Thanks for your comments! While I agree what transpired last night indeed was a "travesty" and would have been prevented with Instant Replay, I'm not sure it's the all-time worst one. That "honor" would go the 2005 AL league series between the Chicago White Sox and Anaheim Angels. As you may recall, the White Sox were incorrectly awarded an extra out in that game when the home plate umpire incorrectly ruled that strike three was not cleanly caught by the Angel catcher. Replays proved otherwise. The White Sox hitter ran to first as the Angels were trotting off the field and as result of being given that fourth out the White Sox won that game and went on to win the World Series later. The umpires never even checked that ball for scuff marks in spite of Angel mananger Mike Scioscia's insistence.
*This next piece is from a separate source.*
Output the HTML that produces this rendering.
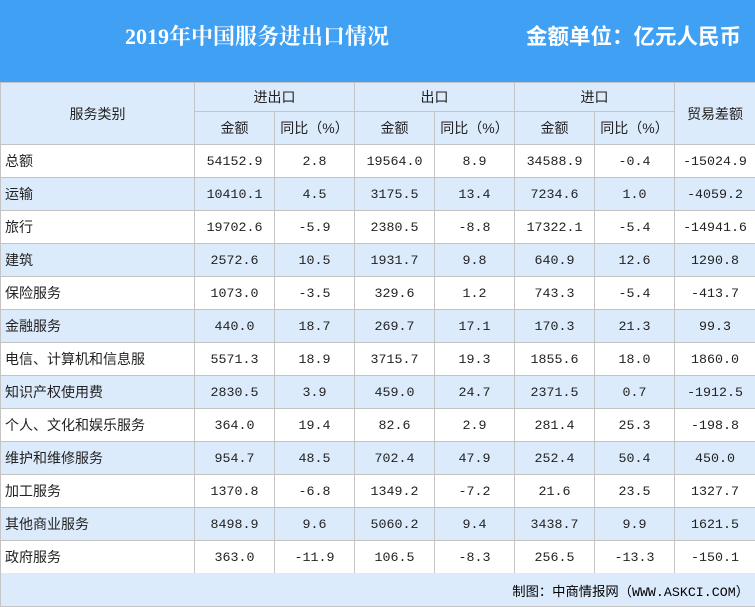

As a reslt, this is how I view their championship:

2005 World Series Champions: Chicago White Sox*

With an emphasis on that asterisk!

Barry Bonds may not be the only one with something going off to Cooperstown this year with an asterisk... if the Rockies somehow do go on to win the World Series this year, they will be the 2nd team worthy of the asterisk IMHO.

Anonymous said...

Your right. That was horrible too in 2005. But can't aimagine your whole season going down the tubes because some umpire blew a call. I wonder if he was getting tips from Tim Donaghy. DOODY I tell you. That umpire better not be an umpire for the playoffs. That would be horrible.